The container shipping industry experienced a significant downturn in global long-term freight rates during the month of May, as the contracted cost of shipping containers plummeted by a staggering 27.5%, according to Xeneta’s Shipping Index (XSI®). This marks the ninth consecutive month of rate drops and represents the largest monthly fall ever recorded on the platform.
“If industry observers were left wondering just how bad it could get for carriers after the 10% fall in long-term rates seen in April, here’s the answer,” said Patrik Berglund, the CEO of Oslo-based Xeneta. “This is the largest drop we’ve ever experienced on the XSI®, which charts real-time global rate developments, and it paints a bleak picture of the state of the industry.”
Xeneta believes the collapse of long-term freight rates reflects a new market reality.

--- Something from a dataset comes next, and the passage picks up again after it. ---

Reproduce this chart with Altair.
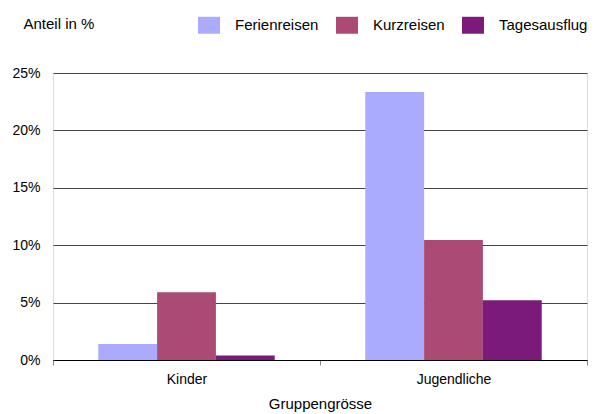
import altair as alt
import pandas as pd

groups = ["Kinder", "Jugendliche"]
series = ["Ferienreisen", "Kurzreisen", "Tagesausflug"]
colors = ["#AAAAFF", "#AA4A75", "#7B1A7A"]
values = {
    "Ferienreisen": [1.4, 23.35],
    "Kurzreisen": [5.9, 10.45],
    "Tagesausflug": [0.4, 5.2],
}
y_ticks = [0, 5, 10, 15, 20, 25]

rows = []
for s in series:
    for g, v in zip(groups, values[s]):
        rows.append({"Gruppe": g, "Reiseart": s, "Anteil": v})
df = pd.DataFrame(rows)

FONT = "Liberation Sans"
RECT = "M-1,-0.77L1,-0.77L1,0.77L-1,0.77Z"

chart = alt.Chart(df).mark_bar().encode(
    x=alt.X("Gruppe:N", sort=groups,
            scale=alt.Scale(paddingInner=0, paddingOuter=0),
            axis=alt.Axis(title="Gruppengrösse", labelAngle=0, labelPadding=7,
                          grid=False,
                          tickBand="extent", tickSize=5, tickColor="#888888",
                          domainColor="#000000", domainWidth=1,
                          labelFontSize=14, titleFontSize=15, titleFontWeight="normal",
                          titlePadding=10, labelColor="#000000", titleColor="#000000")),
    xOffset=alt.XOffset("Reiseart:N", sort=series,
                        scale=alt.Scale(paddingOuter=0.77, paddingInner=0)),
    y=alt.Y("Anteil:Q", scale=alt.Scale(domain=[0, 25]),
            axis=alt.Axis(values=y_ticks, labelExpr="datum.value + '%'",
                          grid=True, gridColor="#444444", gridWidth=1,
                          ticks=False, domain=False, labelPadding=13,
                          labelFontSize=14, labelColor="#000000",
                          title="Anteil in %", titleAngle=0, titleAlign="left",
                          titleBaseline="middle", titleX=-30, titleY=-50,
                          titleFontSize=15, titleFontWeight="normal", titleColor="#000000")),
    color=alt.Color("Reiseart:N", sort=series,
                    scale=alt.Scale(domain=series, range=colors),
                    legend=alt.Legend(title=None, orient="none", direction="horizontal",
                                      legendX=145, legendY=-59,
                                      symbolType=RECT, symbolSize=484,
                                      symbolStrokeWidth=0, labelFontSize=15,
                                      labelColor="#000000", labelOffset=15,
                                      columnPadding=17)),
).properties(
    width=534, height=287,
    autosize=alt.AutoSizeParams(type="none"),
    padding={"left": 45, "top": 65, "right": 4, "bottom": 56},
).configure_view(strokeWidth=0, stroke="transparent").configure(font=FONT)

chart.save("out.html", embed_options={"renderer": "svg", "actions": False})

Berglund emphasized that while monthly declines have become the ‘new normal’ this year, “this is a collapse,” he said.
“The reasons behind that are manifold, but the main driver is the fact that May marks the point when existing 12-month contracts in the US come to a conclusion and new agreements come into force,” Berglund explains. “These reflect the reality of today’s subdued markets, so are priced much, much lower than their predecessors. The impact of that on the wider industry is here for all to see.”
The decline in long-term rates is particularly noteworthy coming after the pandemic-driven freight rates surge. However, Berglund believes that era is now “well and truly over.”
“The global XSI® is now down 42% year-on-year. With continued macroeconomic uncertainty, evaporating trade volumes, and a wider sense of geopolitical flux, short-term industry forecasts do not suggest a return to profitability anytime soon,” said Berglund. “This is a cause for concern for carriers who are tirelessly managing capacity by adjusting vessel speeds, restructuring services, and blanking sailings, but all their efforts seem to be in vain. Those with significant exposure to long-term contracts will increasingly feel the financial strain.”
Taking a regional perspective, the XSI® highlights the significant decline in long-term developments in the US. The US import sub-index witnessed a staggering 40.6% month-on-month collapse, resulting in a 54.6% loss in value since its peak in October of the previous year.
In dollar terms, this translates to a USD 6,140 decrease per FEU (forty-foot equivalent unit) in the average contracted price of shipping containers between the Far East and the US West Coast compared to the previous year, representing a massive 76% drop on this major global route, according to Xeneta. Total import volumes reveal a grim reality, with volumes into the US down by 21.1% in the first quarter, while those originating from the Far East are down 25.9%. However, there was limited growth in the US export sub-index, recording a 5.1% month-on-month increase.
The decline in the US import sub-index was only matched by the decline in Far East exports, which fell by 38.6% in May alone. This sub-index has now lost over half its value in 2023 and is down by 58.5% compared to the previous year. In terms of volume, containerized exports from the Far East experienced a 10.5% decline in the first quarter and are now only 3.3% higher compared to the figures from the same period in 2019.
“With demand for containerized exports out of the Far East falling, and a lack of hunger for imports into the US, we have something of a ‘retreat’ in the two forces that traditionally drive global trade growth,” Berglund notes. “There’s very little the carriers can do to protect their precious long-term rates in this kind of climate, especially when we consider that the vessels ordered during the pandemic ‘boom’ are now starting to swell overall industry capacity.
“This is a headline grabbing monthly drop in contracted rates,” he concludes, “but it’s not the end of the story. More developments await on the horizon in what will be a very challenging year for the carrier community. Watch this space.”